Pada sistem operasi bank syariah pemilik dana menanamkan uangnya di bank tidak dengan motif mendapatkan bunga, tetapi dalam rangka mendpatkan keuntungan bagi hasil. Dana nasabah tersebut kemudian disalurkan kepada mereka yang membutuhkan (misalnya,modal usaha) dengan perjanjian pembagian keuntungan sesuai kesepakatan. Sistem operasi tersebut meliputi :

1. Sistem Penghimpunan Dana

Metode penghimpunan dana yang ada pada bank-bank konvensional didasari teori yang diungkapkan Keynes yang mengemukakan bahwa orang membutuhkan uang untuk tiga kegunaan, yaitu fungsi transaksi, cadangan dan investasi. Teori tersebut menyebabkan produk penghimpunan dana disesuaikan dengan tiga fungsi tersebut, yaitu berupa giro, tabungan dan deposito.
Berbeda halnya dengan hal tersebut, bank syariah tidak melakukan pendekatan tunggal dalam menyediakan produk penghimpunan dana bagi nasabahnya. Pada dasarnya, dilihat dari sumbernya, dana bank syariah terdiri atas:
a.    Modal
Modal adalah dana yang diserahkan oleh para pemilik (owner). Dana modal dapat digunakan untuk pembelian gedung, tanah, perlengkapan, dan sebagainya yang secara tidak langsung menghasilkan (fixed asset/non earning asset). Selain itu, modal juga dapat digunakan untuk hal-hal yang produktif, yaitu disalurkan menjadi pembiayaan. Pembiayaan yang berasal dari modal, hasilnya tentu saja bagi pemilik modal, tidak dibagikan kepada pemilik dana lainnya.

b.    Titipan (Wadi’ah)
Salah satu prinsip yang digunakan bank syariah dalam memobilisasi dana adalah dengan menggunakan prinsip titipan. Akad yang sesuai dengan prinsip ini ialah al-wadi’ah.
Dalam prinsip ini, bank menerima titipan dari nasabah dan bertanggung jawab penuh atas titipan tersebut. Nasabah sebagai penitip berhak untuk mengambil setiap saat, sesuai dengan ketentuan yang berlaku.

c.    Investasi (Mudharabah)
Akad yang sesuai dengan prinsip investasi adalah mudharabah yang mempunyai tujuan kerjasama antara pemilik dana (shahibul maal) dengan pengelola dana (mudharib), dalam hal ini adalah bank. Pemilik dana sebagai deposan di bank syariah berperan sebagai investor murni yang menanggung aspek sharing risk dan return dari bank.
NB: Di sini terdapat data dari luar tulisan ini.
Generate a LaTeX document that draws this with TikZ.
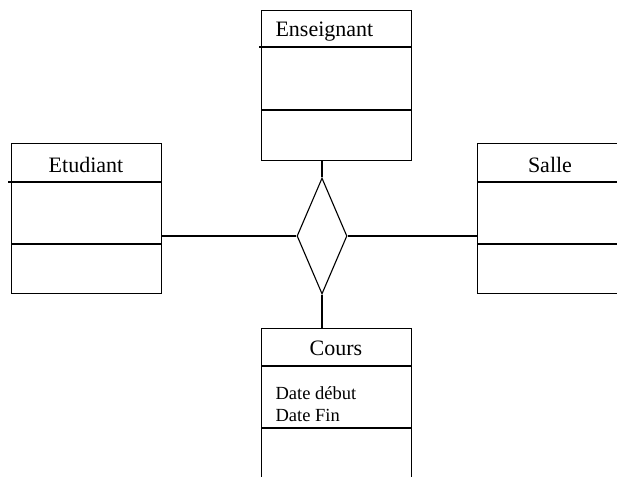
\documentclass[tikz,border=0pt]{standalone}
\usepackage{fontspec}
\setmainfont{Liberation Serif}
\usetikzlibrary{positioning,shapes.geometric}
\tikzset{class box/.style={draw,anchor=north west,minimum width=150pt,minimum height=150pt,inner sep=0pt},
  class name/.style={font=\fontsize{22}{26}\selectfont,inner sep=0pt,anchor=base},
  attr text/.style={font=\fontsize{18.5}{22}\selectfont,inner sep=0pt,anchor=base west},
  relation/.style={draw,diamond,minimum width=50pt,minimum height=116pt,inner sep=0pt}}

\begin{document}
\begin{tikzpicture}[x=1pt,y=-1pt,line width=1.1pt]
            \clip (0,0) rectangle (617,476);
            \useasboundingbox (0,0) rectangle (617,476);
            % classes
            \node[class box] (ens) at (261,10) {};
            \node[class box] (etu) at (11,143) {};
            \node[class box] (sal) at (477,143) {};
            \node[class box, minimum height=200pt] (cou) at (261,328) {};
            \node[class name, anchor=base west] (ensname) at (275,37) {Enseignant};
            \node[class name] (etuname) at (86,172) {Etudiant};
            \node[class name] (salname) at (550,172) {Salle};
            \node[class name] (couname) at (336,355) {Cours};
            \node[attr text] (coudeb) at (275,399) {Date début};
            \node[attr text] (coufin) at (275,421) {Date Fin};

            % compartments
            \draw (259,47) -- (411,47) (261,110) -- (411,110);
            \draw (8,182) -- (161,182) (11,244) -- (161,244);
            \draw (477,182) -- (617,182) (477,244) -- (617,244);
            \draw (261,366) -- (411,366) (261,428) -- (411,428);

            % relation
            \node[relation] (rel) at (322,236) {};

            \path[draw]
            (rel.north) edge (rel.north |- ens.south)
            (rel.south) edge (rel.south |- cou.north)
            (rel.west) edge (rel.west -| etu.east)
            (rel.east) edge (rel.east -| sal.west);
        \end{tikzpicture}
\end{document}
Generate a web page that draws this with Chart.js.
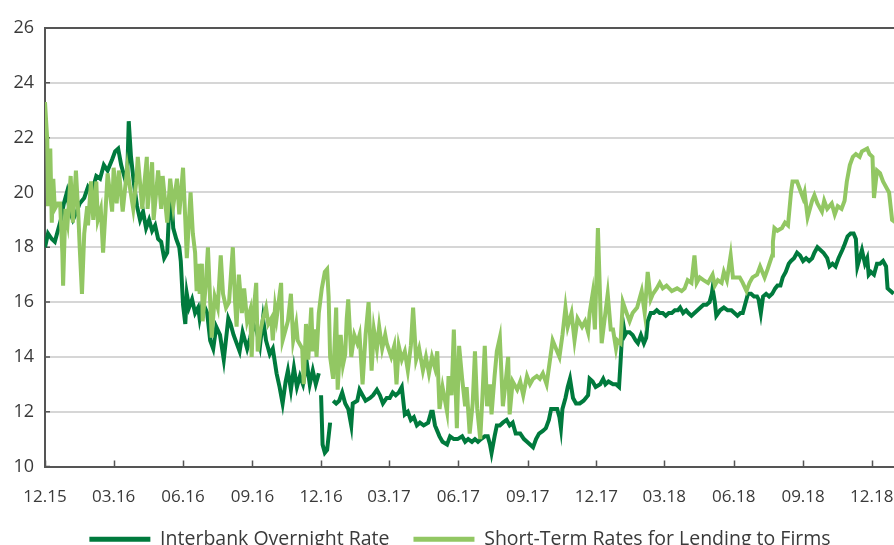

Deposan, dengan demikian bukanlah lender atau kreditor bagi bank seperti halnya pada bank konvensional.

2. Sistem Penyaluran Dana (Financing)

Produk penyaluran dana di bank syariah dapat dikembangkan dengan tiga model, yaitu:
a.    Transaksi pembiayaan.
Ditujukan untuk memiliki barang dilakukan dengan prinsip jual beli.Prinsip jual beli ini dikembangkan menjadi bentuk pembiayaan pembiayaan murabahah, salam dan istishna’.
b.    Transaksi pembiayaan.
Ditujukan untuk mendapatkan jasa dilakukan dengan prinsip sewa (Ijarah). Transaksi ijarah dilandasi adanya pemindahan manfaat. Jadi pada dasarnya prinsip ijarah sama dengan prinsip jual beli, namun perbedaannya terletak pada obyek transaksinya. Bila pada jual beli obyek transaksinya adalah barang, maka pada ijarah obyek transaksinya jasa.
c.    Transaksi pembiayaan.
Ditujukan untuk usaha kerjasama yang ditujukan guna mendapatkan sekaligus barang dan jasa, dengan prinsip bagi hasil. Prinsip bagi hasil untuk produk pembiayaan di bank syariah dioperasionalkan dengan pola-pola musyarakah dan mudharabah. Jasa Layanan Perbankan, yang dioperasionalkan dengan pola hiwalah, rahn, al-qardh, wakalah, dan kafalah.